WHAT THE TASK ASKS:
From the listing that follows, output everything exactly except the pictures.

DATASET EXCERPT:
-- start --

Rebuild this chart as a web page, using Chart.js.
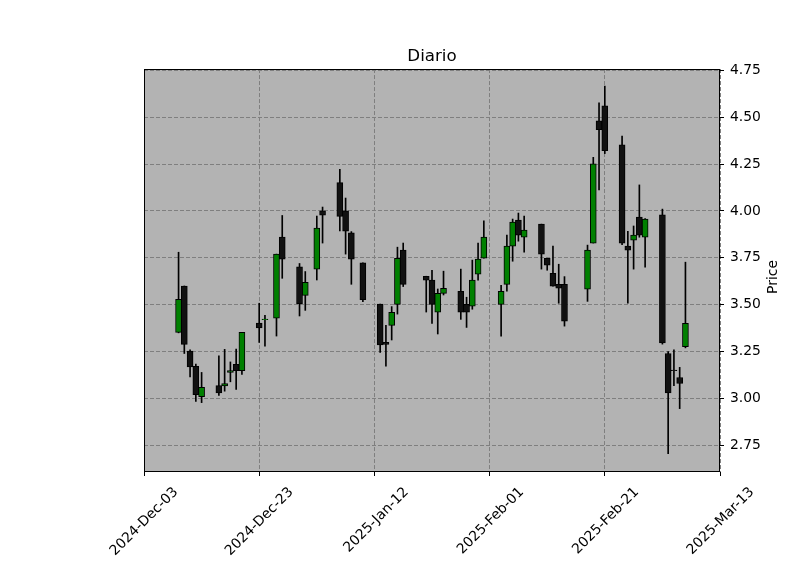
<!DOCTYPE html>
<html><head><meta charset="utf-8">
<script src="https://cdn.jsdelivr.net/npm/chart.js@4.4.1/dist/chart.umd.min.js"></script>
<style>html,body{margin:0;padding:0;background:#fff;}</style>
</head><body>
<canvas id="c" width="800" height="575"></canvas>
<script>
// ---- data ----
const startDate = '2024-12-03';
const dates = ['2024-12-09','2024-12-10','2024-12-11','2024-12-12','2024-12-13',
  '2024-12-16','2024-12-17','2024-12-18','2024-12-19','2024-12-20',
  '2024-12-23','2024-12-24','2024-12-26','2024-12-27','2024-12-30','2024-12-31',
  '2025-01-02','2025-01-03','2025-01-06','2025-01-07','2025-01-08','2025-01-10',
  '2025-01-13','2025-01-14','2025-01-15','2025-01-16','2025-01-17',
  '2025-01-21','2025-01-22','2025-01-23','2025-01-24',
  '2025-01-27','2025-01-28','2025-01-29','2025-01-30','2025-01-31',
  '2025-02-03','2025-02-04','2025-02-05','2025-02-06','2025-02-07',
  '2025-02-10','2025-02-11','2025-02-12','2025-02-13','2025-02-14',
  '2025-02-18','2025-02-19','2025-02-20','2025-02-21',
  '2025-02-24','2025-02-25','2025-02-26','2025-02-27','2025-02-28',
  '2025-03-03','2025-03-04','2025-03-05','2025-03-06','2025-03-07'];
const opens  = [3.353,3.599,3.253,3.172,3.010, 3.069,3.067,3.139,3.182,3.149,
  3.402,3.420,3.428,3.861,3.702,3.550, 3.690,4.001,4.151,4.001,3.884,3.723,
  3.504,3.299,3.390,3.502,3.791, 3.652,3.631,3.460,3.561, 3.572,3.502,3.492,3.663,3.748,
  3.502,3.609,3.813,3.952,3.861, 3.930,3.748,3.668,3.609,3.609, 3.583,3.829,4.481,4.561,
  4.353,3.813,3.845,3.968,3.861, 3.980,3.240,3.152,3.112,3.276];
const highs  = [3.780,3.600,3.260,3.183,3.139, 3.228,3.262,3.195,3.263,3.353,
  3.508,3.444,3.770,3.976,3.720,3.677, 3.973,4.021,4.222,4.069,3.890,3.723,
  3.504,3.390,3.490,3.807,3.829, 3.652,3.684,3.584,3.679, 3.690,3.540,3.738,3.829,3.948,
  3.604,3.871,3.957,3.989,3.973, 3.930,3.748,3.813,3.716,3.650, 3.818,4.286,4.577,4.666,
  4.399,3.891,3.920,4.139,3.960, 4.010,3.250,3.260,3.166,3.727];
const lows   = [3.350,3.240,3.115,2.984,2.978, 3.017,3.039,3.089,3.048,3.128,
  3.299,3.279,3.333,3.641,3.440,3.470, 3.632,3.829,3.894,3.770,3.609,3.516,
  3.246,3.172,3.312,3.450,3.597, 3.461,3.401,3.344,3.552, 3.422,3.379,3.476,3.631,3.748,
  3.333,3.572,3.732,3.839,3.780, 3.690,3.684,3.599,3.508,3.386, 3.518,3.829,4.112,4.306,
  3.820,3.509,3.690,3.860,3.700, 3.290,2.706,3.069,2.946,3.270];
const closes = [3.529,3.289,3.169,3.021,3.060, 3.030,3.080,3.149,3.149,3.353,
  3.377,3.424,3.770,3.743,3.506,3.620, 3.909,3.978,3.971,3.893,3.743,3.527,
  3.286,3.288,3.460,3.748,3.609, 3.631,3.502,3.561,3.588, 3.460,3.460,3.631,3.743,3.861,
  3.572,3.813,3.941,3.871,3.898, 3.770,3.711,3.599,3.588,3.413, 3.791,4.251,4.433,4.321,
  3.829,3.791,3.871,3.871,3.957, 3.297,3.030,3.148,3.080,3.401];
const xTickDates  = ['2024-12-03','2024-12-23','2025-01-12','2025-02-01','2025-02-21','2025-03-13'];
const xTickLabels = ['2024-Dec-03','2024-Dec-23','2025-Jan-12','2025-Feb-01','2025-Feb-21','2025-Mar-13'];
const yTicks = [2.75, 3.00, 3.25, 3.50, 3.75, 4.00, 4.25, 4.50, 4.75];
const titleText = 'Diario';
const yLabelText = 'Price';

// ---- helpers ----
function dayOffset(s){
  const [y,m,d] = s.split('-').map(Number);
  const [y0,m0,d0] = startDate.split('-').map(Number);
  return Math.round((Date.UTC(y,m-1,d) - Date.UTC(y0,m0-1,d0)) / 86400000);
}
const UP = '#008000', DOWN = '#111111';
const FONT = 'DejaVu Sans';
const days = dates.map(dayOffset);
const bodyData = days.map((x,i)=>({x:x, y:[opens[i], closes[i]]}));
const wickData = days.map((x,i)=>({x:x, y:[lows[i], highs[i]]}));
const bodyColors = opens.map((o,i)=> closes[i] >= o ? UP : DOWN);

const framePlugin = {
  id: 'frame',
  beforeDraw(chart){
    const {ctx, chartArea:a} = chart;
    ctx.save();
    ctx.fillStyle = '#b3b3b3';
    ctx.fillRect(a.left, a.top, a.right - a.left, a.bottom - a.top);
    ctx.restore();
  },
  afterDraw(chart){
    const {ctx, chartArea:a} = chart;
    ctx.save();
    ctx.strokeStyle = '#000';
    ctx.lineWidth = 1;
    const l = Math.round(a.left) + 0.5, t = Math.round(a.top) + 0.5;
    const r = Math.round(a.right) - 0.5, b = Math.round(a.bottom) - 0.5;
    ctx.strokeRect(l, t, r - l, b - t);
    ctx.fillStyle = '#000';
    ctx.font = '13.9px "' + FONT + '"';
    ctx.textAlign = 'center';
    ctx.textBaseline = 'middle';
    ctx.translate(773, 277);
    ctx.rotate(-Math.PI/2);
    ctx.fillText(yLabelText, 0, 0);
    ctx.restore();
  }
};

new Chart(document.getElementById('c'), {
  type: 'bar',
  data: { datasets: [
    { label:'wick', data: wickData, backgroundColor:'#000', borderWidth:0,
      barThickness:1, grouped:false, order:2 },
    { label:'body', data: bodyData, backgroundColor: bodyColors, borderColor:'#000',
      borderWidth:1, borderSkipped:false, barThickness:6, grouped:false, order:1 }
  ]},
  options: {
    responsive:false, animation:false,
    layout:{ padding:{ left:144, right:0, top:0, bottom:0 } },
    plugins:{
      legend:{ display:false }, tooltip:{ enabled:false },
      title:{ display:true, text:titleText, fullSize:false, color:'#000',
        font:{ family:FONT, size:16.7, weight:'normal' }, padding:{ top:46.2, bottom:2.8 } }
    },
    scales:{
      x:{ type:'linear', min:0, max:100, offset:false,
        afterBuildTicks: s => { s.ticks = xTickDates.map(d => ({ value: dayOffset(d) })); },
        afterFit: s => { s.height = 103; },
        ticks:{ autoSkip:false, minRotation:45, maxRotation:45, labelOffset:32, padding:8,
          color:'#000', font:{ family:FONT, size:13.9 },
          callback:(v,i) => xTickLabels[i] },
        grid:{ color:'#7f7f7f', lineWidth:1, drawTicks:true, tickLength:4, tickColor:'#000', tickWidth:1, offset:false },
        border:{ display:false, dash:[4,2] }
      },
      y:{ type:'linear', position:'right', min:2.608, max:4.757,
        afterBuildTicks: s => { s.ticks = yTicks.map(v => ({ value:v })); },
        afterFit: s => { s.width = 80; },
        ticks:{ padding:6, color:'#000', font:{ family:FONT, size:13.9 },
          callback: v => Number(v).toFixed(2) },
        grid:{ color:'#7f7f7f', lineWidth:1, drawTicks:true, tickLength:4, tickColor:'#000', tickWidth:1 },
        border:{ display:false, dash:[4,2] }
      }
    }
  },
  plugins:[framePlugin]
});
</script>
</body></html>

-- end --

OUTPUT FOR THIS TASK:
Rebuild this chart as a web page, using Chart.js.
<!DOCTYPE html>
<html><head><meta charset="utf-8">
<script src="https://cdn.jsdelivr.net/npm/chart.js@4.4.1/dist/chart.umd.min.js"></script>
<style>html,body{margin:0;padding:0;background:#fff;}</style>
</head><body>
<canvas id="c" width="800" height="575"></canvas>
<script>
// ---- data ----
const startDate = '2024-12-03';
const dates = ['2024-12-09','2024-12-10','2024-12-11','2024-12-12','2024-12-13',
  '2024-12-16','2024-12-17','2024-12-18','2024-12-19','2024-12-20',
  '2024-12-23','2024-12-24','2024-12-26','2024-12-27','2024-12-30','2024-12-31',
  '2025-01-02','2025-01-03','2025-01-06','2025-01-07','2025-01-08','2025-01-10',
  '2025-01-13','2025-01-14','2025-01-15','2025-01-16','2025-01-17',
  '2025-01-21','2025-01-22','2025-01-23','2025-01-24',
  '2025-01-27','2025-01-28','2025-01-29','2025-01-30','2025-01-31',
  '2025-02-03','2025-02-04','2025-02-05','2025-02-06','2025-02-07',
  '2025-02-10','2025-02-11','2025-02-12','2025-02-13','2025-02-14',
  '2025-02-18','2025-02-19','2025-02-20','2025-02-21',
  '2025-02-24','2025-02-25','2025-02-26','2025-02-27','2025-02-28',
  '2025-03-03','2025-03-04','2025-03-05','2025-03-06','2025-03-07'];
const opens  = [3.353,3.599,3.253,3.172,3.010, 3.069,3.067,3.139,3.182,3.149,
  3.402,3.420,3.428,3.861,3.702,3.550, 3.690,4.001,4.151,4.001,3.884,3.723,
  3.504,3.299,3.390,3.502,3.791, 3.652,3.631,3.460,3.561, 3.572,3.502,3.492,3.663,3.748,
  3.502,3.609,3.813,3.952,3.861, 3.930,3.748,3.668,3.609,3.609, 3.583,3.829,4.481,4.561,
  4.353,3.813,3.845,3.968,3.861, 3.980,3.240,3.152,3.112,3.276];
const highs  = [3.780,3.600,3.260,3.183,3.139, 3.228,3.262,3.195,3.263,3.353,
  3.508,3.444,3.770,3.976,3.720,3.677, 3.973,4.021,4.222,4.069,3.890,3.723,
  3.504,3.390,3.490,3.807,3.829, 3.652,3.684,3.584,3.679, 3.690,3.540,3.738,3.829,3.948,
  3.604,3.871,3.957,3.989,3.973, 3.930,3.748,3.813,3.716,3.650, 3.818,4.286,4.577,4.666,
  4.399,3.891,3.920,4.139,3.960, 4.010,3.250,3.260,3.166,3.727];
const lows   = [3.350,3.240,3.115,2.984,2.978, 3.017,3.039,3.089,3.048,3.128,
  3.299,3.279,3.333,3.641,3.440,3.470, 3.632,3.829,3.894,3.770,3.609,3.516,
  3.246,3.172,3.312,3.450,3.597, 3.461,3.401,3.344,3.552, 3.422,3.379,3.476,3.631,3.748,
  3.333,3.572,3.732,3.839,3.780, 3.690,3.684,3.599,3.508,3.386, 3.518,3.829,4.112,4.306,
  3.820,3.509,3.690,3.860,3.700, 3.290,2.706,3.069,2.946,3.270];
const closes = [3.529,3.289,3.169,3.021,3.060, 3.030,3.080,3.149,3.149,3.353,
  3.377,3.424,3.770,3.743,3.506,3.620, 3.909,3.978,3.971,3.893,3.743,3.527,
  3.286,3.288,3.460,3.748,3.609, 3.631,3.502,3.561,3.588, 3.460,3.460,3.631,3.743,3.861,
  3.572,3.813,3.941,3.871,3.898, 3.770,3.711,3.599,3.588,3.413, 3.791,4.251,4.433,4.321,
  3.829,3.791,3.871,3.871,3.957, 3.297,3.030,3.148,3.080,3.401];
const xTickDates  = ['2024-12-03','2024-12-23','2025-01-12','2025-02-01','2025-02-21','2025-03-13'];
const xTickLabels = ['2024-Dec-03','2024-Dec-23','2025-Jan-12','2025-Feb-01','2025-Feb-21','2025-Mar-13'];
const yTicks = [2.75, 3.00, 3.25, 3.50, 3.75, 4.00, 4.25, 4.50, 4.75];
const titleText = 'Diario';
const yLabelText = 'Price';

// ---- helpers ----
function dayOffset(s){
  const [y,m,d] = s.split('-').map(Number);
  const [y0,m0,d0] = startDate.split('-').map(Number);
  return Math.round((Date.UTC(y,m-1,d) - Date.UTC(y0,m0-1,d0)) / 86400000);
}
const UP = '#008000', DOWN = '#111111';
const FONT = 'DejaVu Sans';
const days = dates.map(dayOffset);
const bodyData = days.map((x,i)=>({x:x, y:[opens[i], closes[i]]}));
const wickData = days.map((x,i)=>({x:x, y:[lows[i], highs[i]]}));
const bodyColors = opens.map((o,i)=> closes[i] >= o ? UP : DOWN);

const framePlugin = {
  id: 'frame',
  beforeDraw(chart){
    const {ctx, chartArea:a} = chart;
    ctx.save();
    ctx.fillStyle = '#b3b3b3';
    ctx.fillRect(a.left, a.top, a.right - a.left, a.bottom - a.top);
    ctx.restore();
  },
  afterDraw(chart){
    const {ctx, chartArea:a} = chart;
    ctx.save();
    ctx.strokeStyle = '#000';
    ctx.lineWidth = 1;
    const l = Math.round(a.left) + 0.5, t = Math.round(a.top) + 0.5;
    const r = Math.round(a.right) - 0.5, b = Math.round(a.bottom) - 0.5;
    ctx.strokeRect(l, t, r - l, b - t);
    ctx.fillStyle = '#000';
    ctx.font = '13.9px "' + FONT + '"';
    ctx.textAlign = 'center';
    ctx.textBaseline = 'middle';
    ctx.translate(773, 277);
    ctx.rotate(-Math.PI/2);
    ctx.fillText(yLabelText, 0, 0);
    ctx.restore();
  }
};

new Chart(document.getElementById('c'), {
  type: 'bar',
  data: { datasets: [
    { label:'wick', data: wickData, backgroundColor:'#000', borderWidth:0,
      barThickness:1, grouped:false, order:2 },
    { label:'body', data: bodyData, backgroundColor: bodyColors, borderColor:'#000',
      borderWidth:1, borderSkipped:false, barThickness:6, grouped:false, order:1 }
  ]},
  options: {
    responsive:false, animation:false,
    layout:{ padding:{ left:144, right:0, top:0, bottom:0 } },
    plugins:{
      legend:{ display:false }, tooltip:{ enabled:false },
      title:{ display:true, text:titleText, fullSize:false, color:'#000',
        font:{ family:FONT, size:16.7, weight:'normal' }, padding:{ top:46.2, bottom:2.8 } }
    },
    scales:{
      x:{ type:'linear', min:0, max:100, offset:false,
        afterBuildTicks: s => { s.ticks = xTickDates.map(d => ({ value: dayOffset(d) })); },
        afterFit: s => { s.height = 103; },
        ticks:{ autoSkip:false, minRotation:45, maxRotation:45, labelOffset:32, padding:8,
          color:'#000', font:{ family:FONT, size:13.9 },
          callback:(v,i) => xTickLabels[i] },
        grid:{ color:'#7f7f7f', lineWidth:1, drawTicks:true, tickLength:4, tickColor:'#000', tickWidth:1, offset:false },
        border:{ display:false, dash:[4,2] }
      },
      y:{ type:'linear', position:'right', min:2.608, max:4.757,
        afterBuildTicks: s => { s.ticks = yTicks.map(v => ({ value:v })); },
        afterFit: s => { s.width = 80; },
        ticks:{ padding:6, color:'#000', font:{ family:FONT, size:13.9 },
          callback: v => Number(v).toFixed(2) },
        grid:{ color:'#7f7f7f', lineWidth:1, drawTicks:true, tickLength:4, tickColor:'#000', tickWidth:1 },
        border:{ display:false, dash:[4,2] }
      }
    }
  },
  plugins:[framePlugin]
});
</script>
</body></html>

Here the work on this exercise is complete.